Provided material —
○ ○ ○ ○ ○

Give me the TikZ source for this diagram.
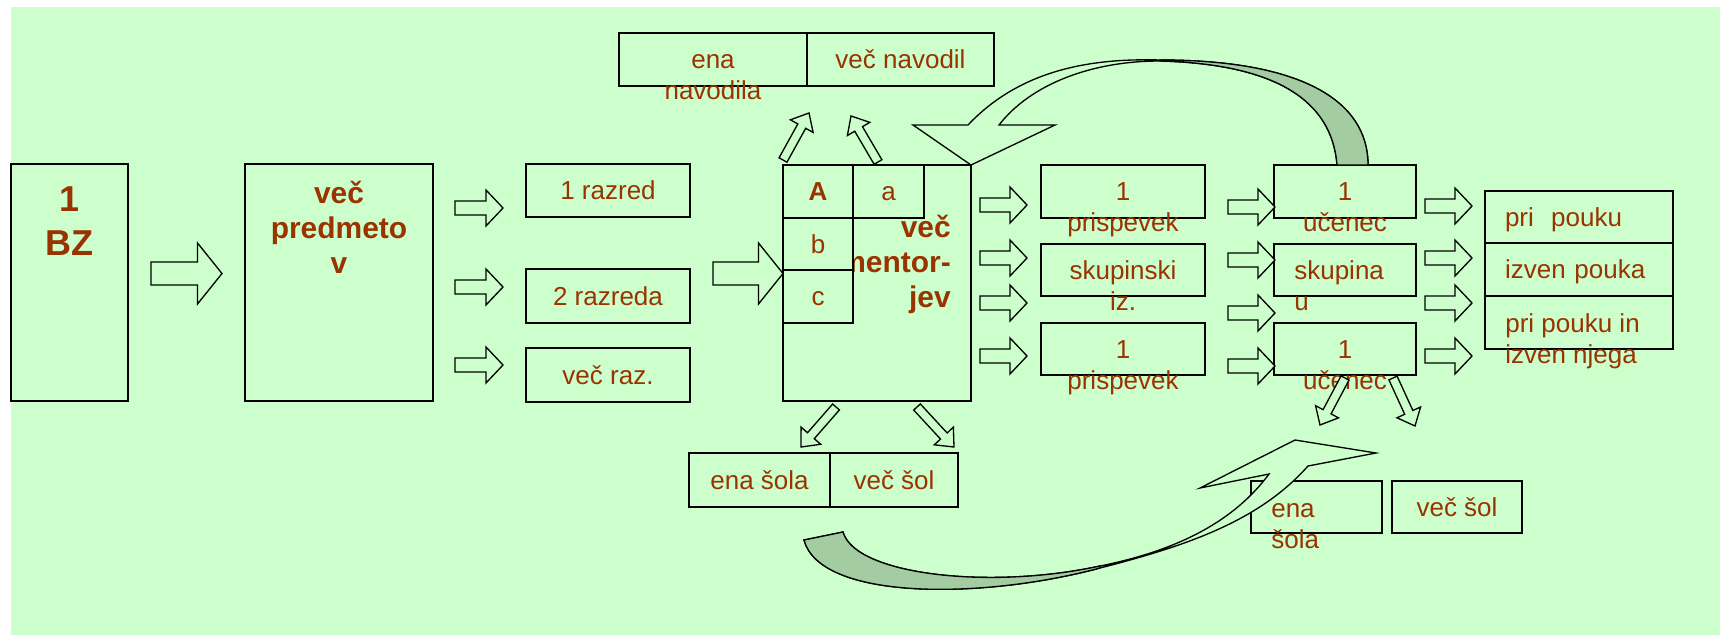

○ ○ ○ ○ ○

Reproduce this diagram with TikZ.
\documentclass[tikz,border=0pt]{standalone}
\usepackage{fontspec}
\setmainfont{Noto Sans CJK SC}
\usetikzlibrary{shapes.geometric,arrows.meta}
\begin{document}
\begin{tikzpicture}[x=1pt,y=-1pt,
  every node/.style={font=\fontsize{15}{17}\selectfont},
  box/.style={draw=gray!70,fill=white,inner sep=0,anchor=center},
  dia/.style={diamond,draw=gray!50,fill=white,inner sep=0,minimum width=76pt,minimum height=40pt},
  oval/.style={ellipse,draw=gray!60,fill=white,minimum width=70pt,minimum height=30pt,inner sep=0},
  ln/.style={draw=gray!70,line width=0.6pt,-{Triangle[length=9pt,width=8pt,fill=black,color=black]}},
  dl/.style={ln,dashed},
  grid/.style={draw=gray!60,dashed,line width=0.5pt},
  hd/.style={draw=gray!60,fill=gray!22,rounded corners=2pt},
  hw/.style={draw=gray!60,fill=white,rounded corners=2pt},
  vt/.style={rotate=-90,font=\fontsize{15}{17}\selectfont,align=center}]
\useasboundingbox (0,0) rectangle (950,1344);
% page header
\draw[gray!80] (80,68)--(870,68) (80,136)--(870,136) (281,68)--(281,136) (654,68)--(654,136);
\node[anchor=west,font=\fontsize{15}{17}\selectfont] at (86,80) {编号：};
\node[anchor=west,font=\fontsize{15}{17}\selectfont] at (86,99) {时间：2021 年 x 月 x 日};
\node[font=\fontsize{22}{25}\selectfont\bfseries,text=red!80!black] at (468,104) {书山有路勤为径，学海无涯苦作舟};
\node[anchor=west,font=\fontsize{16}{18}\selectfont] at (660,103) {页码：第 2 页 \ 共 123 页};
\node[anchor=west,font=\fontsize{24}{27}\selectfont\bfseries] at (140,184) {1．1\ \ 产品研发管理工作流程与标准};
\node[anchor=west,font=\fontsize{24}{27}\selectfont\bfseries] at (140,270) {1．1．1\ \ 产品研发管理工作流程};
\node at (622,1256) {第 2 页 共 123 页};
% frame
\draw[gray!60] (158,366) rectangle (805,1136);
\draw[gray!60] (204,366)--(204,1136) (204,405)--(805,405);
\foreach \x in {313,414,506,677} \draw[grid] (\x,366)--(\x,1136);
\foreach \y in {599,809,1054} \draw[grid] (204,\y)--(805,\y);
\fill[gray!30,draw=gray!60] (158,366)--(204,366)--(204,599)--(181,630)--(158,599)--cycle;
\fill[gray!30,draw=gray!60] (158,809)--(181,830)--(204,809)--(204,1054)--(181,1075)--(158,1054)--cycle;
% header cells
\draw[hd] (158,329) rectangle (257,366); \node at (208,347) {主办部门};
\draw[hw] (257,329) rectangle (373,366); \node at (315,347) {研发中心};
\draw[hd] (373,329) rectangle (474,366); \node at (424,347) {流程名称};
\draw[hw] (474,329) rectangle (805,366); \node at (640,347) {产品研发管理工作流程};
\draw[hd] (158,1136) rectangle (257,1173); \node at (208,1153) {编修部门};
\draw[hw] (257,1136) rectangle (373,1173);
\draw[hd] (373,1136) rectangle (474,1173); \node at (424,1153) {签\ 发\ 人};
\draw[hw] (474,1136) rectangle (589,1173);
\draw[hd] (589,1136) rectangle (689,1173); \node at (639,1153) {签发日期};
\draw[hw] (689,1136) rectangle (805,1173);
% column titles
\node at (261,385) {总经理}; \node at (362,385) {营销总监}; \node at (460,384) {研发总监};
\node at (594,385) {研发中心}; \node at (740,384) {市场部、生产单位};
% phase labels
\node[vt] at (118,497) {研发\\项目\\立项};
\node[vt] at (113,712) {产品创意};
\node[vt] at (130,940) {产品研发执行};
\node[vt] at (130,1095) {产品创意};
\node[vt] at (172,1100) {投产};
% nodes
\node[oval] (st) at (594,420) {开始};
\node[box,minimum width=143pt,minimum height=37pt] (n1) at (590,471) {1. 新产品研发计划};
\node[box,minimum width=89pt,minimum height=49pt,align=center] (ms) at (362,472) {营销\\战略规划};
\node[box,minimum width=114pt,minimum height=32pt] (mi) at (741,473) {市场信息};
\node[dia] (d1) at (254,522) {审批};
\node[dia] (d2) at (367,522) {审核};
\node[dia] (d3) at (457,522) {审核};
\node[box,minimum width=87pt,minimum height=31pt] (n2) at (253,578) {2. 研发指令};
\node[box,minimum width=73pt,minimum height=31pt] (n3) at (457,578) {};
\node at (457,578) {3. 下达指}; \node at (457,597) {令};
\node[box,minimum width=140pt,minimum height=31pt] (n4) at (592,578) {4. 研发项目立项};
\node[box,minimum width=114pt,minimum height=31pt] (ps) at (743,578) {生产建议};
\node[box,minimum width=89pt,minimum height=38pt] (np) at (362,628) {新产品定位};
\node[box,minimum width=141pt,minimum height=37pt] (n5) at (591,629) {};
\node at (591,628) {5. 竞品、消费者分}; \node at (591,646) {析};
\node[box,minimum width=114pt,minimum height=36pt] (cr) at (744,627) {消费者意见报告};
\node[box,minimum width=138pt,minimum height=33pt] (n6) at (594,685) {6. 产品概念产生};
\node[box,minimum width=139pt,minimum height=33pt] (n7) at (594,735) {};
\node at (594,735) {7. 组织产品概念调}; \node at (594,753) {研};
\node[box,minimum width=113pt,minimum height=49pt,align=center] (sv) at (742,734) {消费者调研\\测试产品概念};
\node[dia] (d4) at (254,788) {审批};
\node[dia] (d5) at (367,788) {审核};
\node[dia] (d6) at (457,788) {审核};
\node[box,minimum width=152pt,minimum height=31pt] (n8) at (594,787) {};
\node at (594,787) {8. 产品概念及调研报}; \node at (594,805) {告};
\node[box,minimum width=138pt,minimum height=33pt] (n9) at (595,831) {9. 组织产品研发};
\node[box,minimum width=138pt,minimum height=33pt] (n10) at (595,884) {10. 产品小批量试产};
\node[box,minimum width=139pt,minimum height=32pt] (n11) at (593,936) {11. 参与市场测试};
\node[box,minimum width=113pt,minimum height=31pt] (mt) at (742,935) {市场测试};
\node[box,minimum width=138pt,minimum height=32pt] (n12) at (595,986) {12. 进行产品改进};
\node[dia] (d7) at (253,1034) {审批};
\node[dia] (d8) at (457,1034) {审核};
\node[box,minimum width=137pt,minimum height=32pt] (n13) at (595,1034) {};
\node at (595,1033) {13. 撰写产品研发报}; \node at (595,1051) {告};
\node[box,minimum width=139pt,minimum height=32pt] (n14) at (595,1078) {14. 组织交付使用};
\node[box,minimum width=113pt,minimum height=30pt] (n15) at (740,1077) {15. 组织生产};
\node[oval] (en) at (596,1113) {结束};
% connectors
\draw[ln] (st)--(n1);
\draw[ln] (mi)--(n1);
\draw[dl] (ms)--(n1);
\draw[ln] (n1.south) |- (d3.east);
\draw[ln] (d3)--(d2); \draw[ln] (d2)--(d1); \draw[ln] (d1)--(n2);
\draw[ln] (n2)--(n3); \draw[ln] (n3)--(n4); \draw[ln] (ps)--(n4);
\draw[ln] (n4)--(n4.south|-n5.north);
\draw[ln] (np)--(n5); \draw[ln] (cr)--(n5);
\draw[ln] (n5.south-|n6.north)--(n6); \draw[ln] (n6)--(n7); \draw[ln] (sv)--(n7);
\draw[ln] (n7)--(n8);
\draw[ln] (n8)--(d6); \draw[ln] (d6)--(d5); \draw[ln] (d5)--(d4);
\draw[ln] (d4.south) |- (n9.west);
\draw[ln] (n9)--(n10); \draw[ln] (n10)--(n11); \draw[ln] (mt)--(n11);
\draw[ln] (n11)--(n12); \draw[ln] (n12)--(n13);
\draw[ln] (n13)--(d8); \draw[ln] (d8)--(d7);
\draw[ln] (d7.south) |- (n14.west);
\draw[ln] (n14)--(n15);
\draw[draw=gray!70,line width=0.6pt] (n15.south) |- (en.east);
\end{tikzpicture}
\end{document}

○ ○ ○ ○ ○

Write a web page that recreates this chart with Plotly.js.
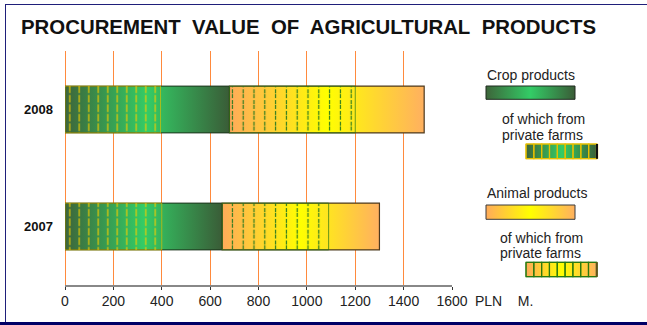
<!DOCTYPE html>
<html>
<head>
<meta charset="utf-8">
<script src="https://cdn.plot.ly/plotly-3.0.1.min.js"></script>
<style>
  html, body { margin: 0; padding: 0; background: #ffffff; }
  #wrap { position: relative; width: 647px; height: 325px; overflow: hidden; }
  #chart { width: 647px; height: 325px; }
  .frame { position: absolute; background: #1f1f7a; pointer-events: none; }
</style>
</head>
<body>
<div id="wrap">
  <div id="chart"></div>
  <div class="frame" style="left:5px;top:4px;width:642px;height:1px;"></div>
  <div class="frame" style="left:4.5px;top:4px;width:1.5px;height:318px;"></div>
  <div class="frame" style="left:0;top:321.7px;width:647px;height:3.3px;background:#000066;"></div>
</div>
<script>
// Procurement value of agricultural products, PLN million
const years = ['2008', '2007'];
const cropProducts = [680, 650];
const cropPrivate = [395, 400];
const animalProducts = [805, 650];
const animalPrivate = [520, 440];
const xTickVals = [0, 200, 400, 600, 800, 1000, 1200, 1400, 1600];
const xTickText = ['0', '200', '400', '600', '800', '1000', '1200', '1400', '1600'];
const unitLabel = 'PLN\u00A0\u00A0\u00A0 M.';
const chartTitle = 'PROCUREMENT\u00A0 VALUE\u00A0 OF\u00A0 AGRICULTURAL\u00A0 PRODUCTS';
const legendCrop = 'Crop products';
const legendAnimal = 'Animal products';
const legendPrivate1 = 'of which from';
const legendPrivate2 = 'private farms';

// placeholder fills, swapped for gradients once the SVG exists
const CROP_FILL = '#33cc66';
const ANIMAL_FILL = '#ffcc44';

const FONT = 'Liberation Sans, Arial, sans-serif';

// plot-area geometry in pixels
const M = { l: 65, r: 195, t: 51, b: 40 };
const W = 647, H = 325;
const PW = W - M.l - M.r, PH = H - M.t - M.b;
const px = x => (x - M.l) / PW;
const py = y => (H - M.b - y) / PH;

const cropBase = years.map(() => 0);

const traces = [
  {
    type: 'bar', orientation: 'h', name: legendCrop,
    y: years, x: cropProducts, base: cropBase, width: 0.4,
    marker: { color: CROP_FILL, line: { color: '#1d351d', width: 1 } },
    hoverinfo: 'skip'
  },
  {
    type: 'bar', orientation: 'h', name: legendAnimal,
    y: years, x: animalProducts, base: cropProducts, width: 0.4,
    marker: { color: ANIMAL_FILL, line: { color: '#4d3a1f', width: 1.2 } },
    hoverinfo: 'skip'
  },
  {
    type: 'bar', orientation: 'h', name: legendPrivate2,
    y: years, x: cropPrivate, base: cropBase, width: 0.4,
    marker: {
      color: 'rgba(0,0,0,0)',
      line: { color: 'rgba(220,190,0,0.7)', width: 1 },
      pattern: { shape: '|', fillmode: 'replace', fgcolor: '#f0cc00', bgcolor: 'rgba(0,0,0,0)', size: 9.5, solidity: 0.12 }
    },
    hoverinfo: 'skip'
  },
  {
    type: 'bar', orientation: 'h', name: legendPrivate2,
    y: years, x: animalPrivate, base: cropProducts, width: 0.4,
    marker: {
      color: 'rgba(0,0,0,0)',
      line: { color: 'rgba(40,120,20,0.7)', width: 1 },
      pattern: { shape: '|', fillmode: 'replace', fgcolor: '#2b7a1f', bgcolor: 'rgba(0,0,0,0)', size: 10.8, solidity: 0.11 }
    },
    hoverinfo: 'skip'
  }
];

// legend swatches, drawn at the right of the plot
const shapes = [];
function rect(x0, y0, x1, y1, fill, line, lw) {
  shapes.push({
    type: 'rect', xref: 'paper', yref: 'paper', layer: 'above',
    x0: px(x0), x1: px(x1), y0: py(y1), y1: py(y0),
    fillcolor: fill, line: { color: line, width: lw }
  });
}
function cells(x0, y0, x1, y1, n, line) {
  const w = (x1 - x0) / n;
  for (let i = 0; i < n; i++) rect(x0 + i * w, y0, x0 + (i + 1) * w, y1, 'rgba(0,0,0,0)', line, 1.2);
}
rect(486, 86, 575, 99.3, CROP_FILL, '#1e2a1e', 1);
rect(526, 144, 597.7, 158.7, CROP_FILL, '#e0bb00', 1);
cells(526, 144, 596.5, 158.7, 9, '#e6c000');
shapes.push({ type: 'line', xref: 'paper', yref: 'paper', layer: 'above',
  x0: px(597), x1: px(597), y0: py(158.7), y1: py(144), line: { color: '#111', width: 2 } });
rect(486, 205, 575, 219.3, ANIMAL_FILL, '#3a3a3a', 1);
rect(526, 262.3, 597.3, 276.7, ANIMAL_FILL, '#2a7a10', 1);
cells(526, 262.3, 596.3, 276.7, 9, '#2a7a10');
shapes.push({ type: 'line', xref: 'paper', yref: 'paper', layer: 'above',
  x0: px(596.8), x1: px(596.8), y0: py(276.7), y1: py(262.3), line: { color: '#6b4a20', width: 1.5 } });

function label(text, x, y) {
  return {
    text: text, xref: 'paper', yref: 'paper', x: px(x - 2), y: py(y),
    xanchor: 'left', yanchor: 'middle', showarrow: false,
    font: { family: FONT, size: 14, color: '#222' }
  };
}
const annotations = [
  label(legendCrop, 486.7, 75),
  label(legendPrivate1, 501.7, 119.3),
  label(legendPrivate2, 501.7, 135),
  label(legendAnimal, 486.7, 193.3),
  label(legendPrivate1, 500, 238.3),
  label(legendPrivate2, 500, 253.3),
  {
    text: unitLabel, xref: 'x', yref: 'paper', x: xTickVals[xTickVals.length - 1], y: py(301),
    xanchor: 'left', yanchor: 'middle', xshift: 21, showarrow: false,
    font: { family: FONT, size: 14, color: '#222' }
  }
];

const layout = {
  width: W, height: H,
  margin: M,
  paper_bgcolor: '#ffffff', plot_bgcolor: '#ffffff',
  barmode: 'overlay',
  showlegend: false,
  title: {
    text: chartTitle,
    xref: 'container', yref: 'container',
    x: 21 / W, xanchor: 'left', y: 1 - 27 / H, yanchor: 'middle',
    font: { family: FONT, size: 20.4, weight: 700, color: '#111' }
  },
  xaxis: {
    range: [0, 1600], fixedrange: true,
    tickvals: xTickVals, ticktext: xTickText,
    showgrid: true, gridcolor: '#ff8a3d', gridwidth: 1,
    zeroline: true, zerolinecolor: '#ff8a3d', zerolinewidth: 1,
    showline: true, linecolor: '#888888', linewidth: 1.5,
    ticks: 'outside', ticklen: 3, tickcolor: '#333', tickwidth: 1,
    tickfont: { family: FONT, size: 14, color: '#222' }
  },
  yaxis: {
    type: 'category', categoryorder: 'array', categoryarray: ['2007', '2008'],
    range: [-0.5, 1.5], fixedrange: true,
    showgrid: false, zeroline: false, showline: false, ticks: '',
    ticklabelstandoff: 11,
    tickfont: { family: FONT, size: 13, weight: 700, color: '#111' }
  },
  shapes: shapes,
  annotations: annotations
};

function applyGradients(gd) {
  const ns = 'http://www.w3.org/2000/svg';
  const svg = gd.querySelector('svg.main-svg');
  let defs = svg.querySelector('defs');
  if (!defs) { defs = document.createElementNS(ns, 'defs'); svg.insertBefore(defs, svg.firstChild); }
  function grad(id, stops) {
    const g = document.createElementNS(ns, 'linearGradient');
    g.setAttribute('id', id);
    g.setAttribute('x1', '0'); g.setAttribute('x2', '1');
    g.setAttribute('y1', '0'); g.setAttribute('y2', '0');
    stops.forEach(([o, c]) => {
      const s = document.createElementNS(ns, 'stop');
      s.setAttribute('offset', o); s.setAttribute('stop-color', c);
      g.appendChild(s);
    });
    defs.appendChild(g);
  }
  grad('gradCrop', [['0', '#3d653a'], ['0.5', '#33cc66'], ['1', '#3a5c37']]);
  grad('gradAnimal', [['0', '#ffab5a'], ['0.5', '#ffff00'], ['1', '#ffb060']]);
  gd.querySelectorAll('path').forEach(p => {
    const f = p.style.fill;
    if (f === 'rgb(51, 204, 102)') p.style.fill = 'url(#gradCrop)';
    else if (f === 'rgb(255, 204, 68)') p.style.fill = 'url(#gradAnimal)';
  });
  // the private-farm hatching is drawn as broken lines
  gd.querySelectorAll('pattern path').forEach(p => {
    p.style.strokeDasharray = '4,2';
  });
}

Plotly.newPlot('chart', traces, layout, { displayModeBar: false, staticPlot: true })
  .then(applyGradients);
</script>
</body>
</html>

○ ○ ○ ○ ○

Task — Pick out all lines containing the string "page".

Output of the task —
% page header
Write a web page that recreates this chart with Plotly.js.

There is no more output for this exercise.